■ **Task statement**:
Leave out the pictures, and write out exactly the lines from the beginning of the material to the line holding "0, 102, 102]", that line included, and nothing else.

━━ Material provided

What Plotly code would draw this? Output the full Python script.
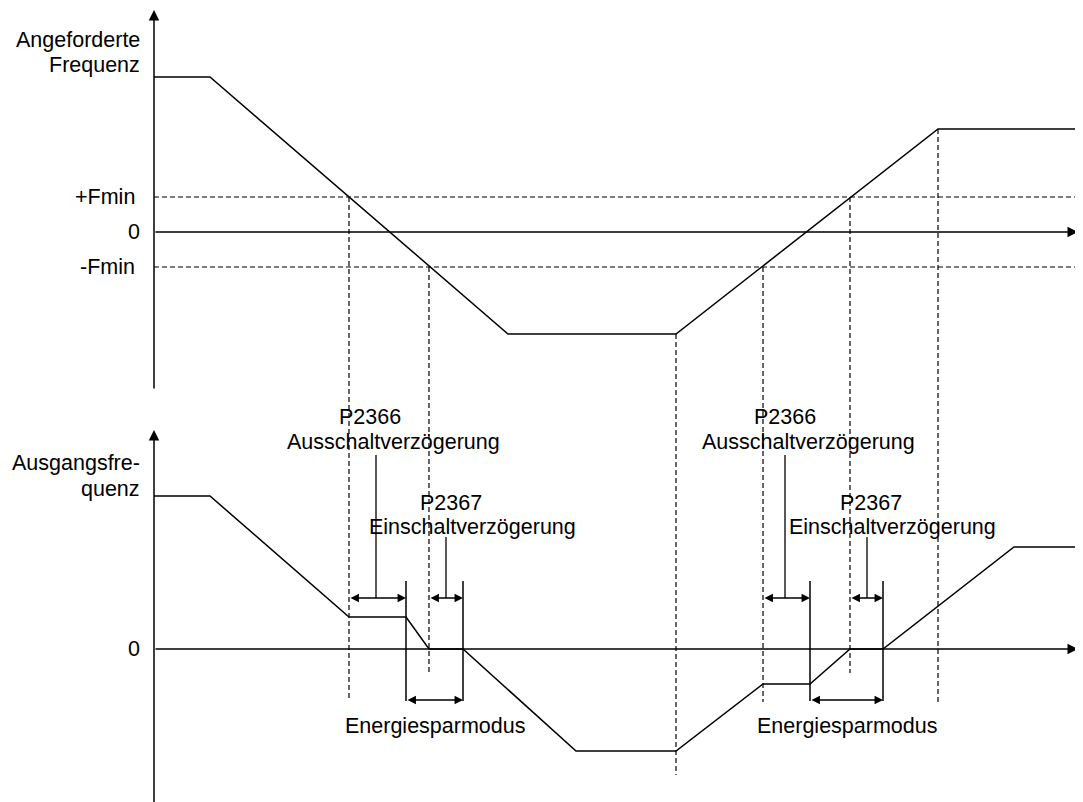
import plotly.graph_objects as go

# time axis is in px-like units from the y axis origin, frequencies relative to each panel's zero
t_req = [0, 56, 354, 522, 784, 924]
f_req = [155, 155, -102, -102, 103, 103]
f_min = 35

t_out = [0, 56, 195, 252, 275, 309, 422, 522, 609, 656, 696, 729, 860, 926]
f_out = [153, 153, 32, 32, 0, 0, -102, -102, -35, -35, 0, 0, 102, 102]

# vertical dashed helper lines (event times), start on the requested curve, end in the lower panel
t_events = [195, 275, 522, 609, 696, 784]
f_events_top = [35, -35, -102, -35, 35, 103]
f_events_end = [-51, -23, -126, -53, -24, -53]

# delays: P2366 off delay and P2367 on delay (start, end)
off_delay = [(195, 252), (609, 656)]
on_delay = [(275, 309), (696, 729)]
sleep_mode = [(252, 309), (656, 729)]
off_leader_t = [222, 631]
on_leader_t = [292, 713]

PANEL_GAP = 417  # distance between the two zero lines
PAGE_OFFSET = 8  # default body margin of the html page
FONT = "Liberation Sans, Arial, sans-serif"

fig = go.Figure()

def line(x, y, yaxis="y", dash="solid", width=1.5):
    fig.add_trace(go.Scatter(x=x, y=y, mode="lines", yaxis=yaxis, hoverinfo="skip",
                             line=dict(color="black", width=width, dash=dash)))

def arrow(x0, y0, x1, y1, yref="y", both=False, width=1.5, size=1.3):
    fig.add_annotation(x=x1, y=y1, ax=x0, ay=y0, xref="x", yref=yref, axref="x", ayref=yref,
                       text="", showarrow=True, arrowhead=2, startarrowhead=2,
                       arrowside="end+start" if both else "end",
                       arrowsize=size, startarrowsize=size, arrowwidth=width,
                       arrowcolor="black", standoff=0, startstandoff=0)

def label(x, y, s, yref="y", anchor="center"):
    fig.add_annotation(x=x, y=y, xref="x", yref=yref, text=s, showarrow=False,
                       xanchor=anchor, yanchor="middle",
                       font=dict(family=FONT, size=21.5, color="black"))

# upper panel: requested frequency
line(t_req, f_req)
line([0, t_req[-1]], [f_min, f_min], dash="5px,3px", width=1.2)
line([0, t_req[-1]], [-f_min, -f_min], dash="5px,3px", width=1.2)
arrow(0, -158, 0, 222, size=1.4)
arrow(0, 0, 924, 0, size=1.4)

# event lines spanning both panels (drawn in lower panel units)
for t, ft, fe in zip(t_events, f_events_top, f_events_end):
    line([t, t], [ft + PANEL_GAP, fe], yaxis="y2", dash="5px,3px", width=1.2)

# lower panel: output frequency
line(t_out, f_out, yaxis="y2")
arrow(0, -160, 0, 219, yref="y2", size=1.4)
arrow(0, 0, 924, 0, yref="y2", size=1.4)

for (a, b), lt in zip(off_delay, off_leader_t):
    arrow(a, 51, b, 51, yref="y2", both=True, width=1.3)
    line([lt, lt], [194, 51], yaxis="y2", width=1.3)
for (a, b), lt in zip(on_delay, on_leader_t):
    arrow(a, 51, b, 51, yref="y2", both=True, width=1.3)
    line([lt, lt], [112, 51], yaxis="y2", width=1.3)
for a, b in sleep_mode:
    line([a, a], [68, -52], yaxis="y2")
    line([b, b], [68, -52], yaxis="y2")
    arrow(a, -51, b, -51, yref="y2", both=True, width=1.3)

# texts
label(-12, 192, "Angeforderte", anchor="right")
label(-12, 167, "Frequenz", anchor="right")
label(-17, f_min, "+Fmin", anchor="right")
label(-12, 0, "0", anchor="right")
label(-17, -f_min, "-Fmin", anchor="right")

label(-12, 186, "Ausgangsfre-", yref="y2", anchor="right")
label(-12, 160, "quenz", yref="y2", anchor="right")
label(-12, 0, "0", yref="y2", anchor="right")

for x_p, x_a in [(216, 239), (631, 654)]:
    label(x_p, 232, "P2366", yref="y2")
    label(x_a, 207, "Ausschaltverzögerung", yref="y2")
for x_p, x_e in [(297, 318), (717, 738)]:
    label(x_p, 146, "P2367", yref="y2")
    label(x_e, 122, "Einschaltverzögerung", yref="y2")
for a, b in sleep_mode:
    label((a + b) / 2, -77, "Energiesparmodus", yref="y2")

hidden = dict(visible=False, showgrid=False, zeroline=False, fixedrange=True)
fig.update_layout(
    width=1083, height=802,
    margin=dict(l=0, r=0, t=0, b=0),
    paper_bgcolor="white", plot_bgcolor="white",
    showlegend=False,
    xaxis=dict(range=[-154 + PAGE_OFFSET, 929 + PAGE_OFFSET], **hidden),
    yaxis=dict(range=[-570 - PAGE_OFFSET, 232 - PAGE_OFFSET], domain=[0, 1], **hidden),
    yaxis2=dict(range=[-153 - PAGE_OFFSET, 649 - PAGE_OFFSET], domain=[0, 1],
                overlaying="y", **hidden),
)

fig.write_html("out.html")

━━━━

■ **Worked solution**:
What Plotly code would draw this? Output the full Python script.
import plotly.graph_objects as go

# time axis is in px-like units from the y axis origin, frequencies relative to each panel's zero
t_req = [0, 56, 354, 522, 784, 924]
f_req = [155, 155, -102, -102, 103, 103]
f_min = 35

t_out = [0, 56, 195, 252, 275, 309, 422, 522, 609, 656, 696, 729, 860, 926]
f_out = [153, 153, 32, 32, 0, 0, -102, -102, -35, -35, 0, 0, 102, 102]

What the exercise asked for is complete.